We all know that the verb “to have” might have something to do with possessing something. You can have a car and a home and a husband and children. You can have dinner and you might have a Ming vase on your mantle.
But when you say that you have to do something, the verb “to have” has a meaning that is wildly detached from the idea of possession.
Besides, how warped do you have to be to consider that a husband and children are acquisitions, roughly equivalent to a new pair of shoes?
Yet, Traister is trying to make a larger point here. Allow me to clarify it.
She is saying that feminism does not promise a rose garden or a closet full of shoes. It seeks social justice and the overthrow of capitalism. This implies that those who respond to its siren song are asserting a higher degree of moral virtue than are those who join up because they were promised a house in the suburbs to go along with their careers.
In this context, we can reframe Anne-Marie Slaughter’s question. If a woman is both a feminist and a mother and if she chooses to make certain personal sacrifices to advance the cause, does she also have the right to sacrifice her children to the same cause.
To be more precise, is it Slaughter’s duty as a true-believing feminist to sacrifice her SONS to the cause?
The question involves two different forms of human identity. One is defined by social role; the other by ideological commitment. Any form of identity brings with it duties and obligations.
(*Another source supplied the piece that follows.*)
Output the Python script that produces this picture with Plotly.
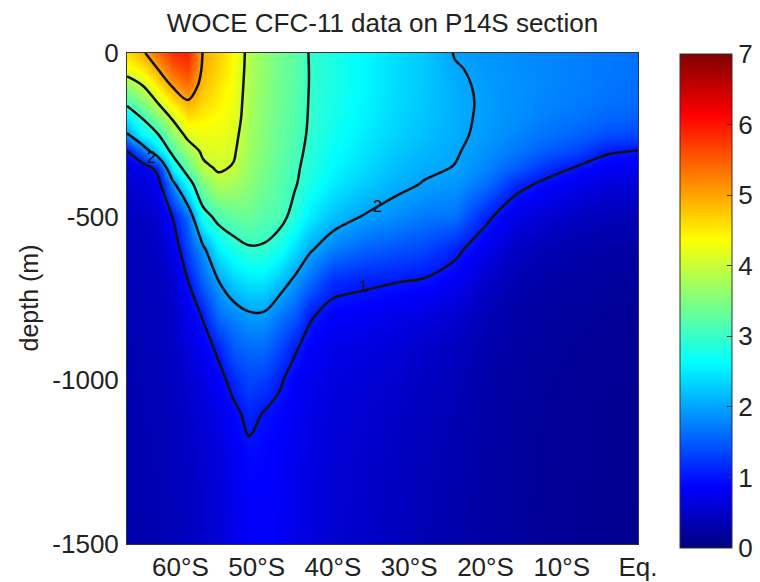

Of course, a woman can be a feminist and a mother. She can, with more difficulty, be a feminist and a wife. She can also be a feminist and an executive.
Now, what happens if her duty as a feminist conflicts with her duty as a mother or a wife or an executive?
Situations arise, as Slaughter makes clear, where a woman, like most humans who are not women, have to choose: loyalty to her ideology or loyalty to her children?
Slaughter recognized that her choice of a career opportunity had hurt her children. She decided that her duty as a mother was more important than her duty to feminism.
That is what most disturbs fanatical feminists like Rebecca Traister. They want to make world cultural history and will allow nothing to get in the way, certainly not their duty to care for a teenage boy.
Explaining her decision, Slaughter quoted Mary Matalin, who once said that she was dispensable as a member of the White House staff she was dispensable, but not as her daughters’ mother.
It was easier for the White House could find someone who could do her job than it would be for her daughters to find a replacement mother.
It is obvious to everyone who is not a true-believing feminist that the role of mother cannot be separated from human biology. As Nancy Chodorow once said, it is a universal fact: “Only women mother.”
The duties and obligations that inhere in the role of mother are consonant with biological realities. When a woman functions as mother to her children her moral behavior is in harmony with nature.
Traister seems to disagree. Like all ideological zealots she is at war with reality, especially with human nature, so she does not accept the need to live in harmony with human biology.
Her solution should make us all cringe. She wants nothing less than to rewire your brain.
In her words:
We are still very much in the midst of reversing eons of gendered injustice, overheated headlines (from the, uh, Atlantic) about contemporary female dominance to the contrary. Brains are still getting rewired, systems are still being reworked to accommodate evolving roles.
I admire Traister for so clearly stating her totalitarian aspirations.
Rewiring the brain is obviously a very contemporary concept. The more traditional term is brainwashing.
Clearly, the culture wars being fought in the media and the schools and in government involve an effort to brainwash the citizenry, beginning with children.
Feminists and other radical leftists are trying to brainwash us all into thinking illogically and irrationally, into favoring ideology over empirical fact, into making us put loyalty to the cause ahead of responsibilities as spouses, parents and citizens.
Your highest loyalty, Traister is saying, should be to the grand cause of global Revolution.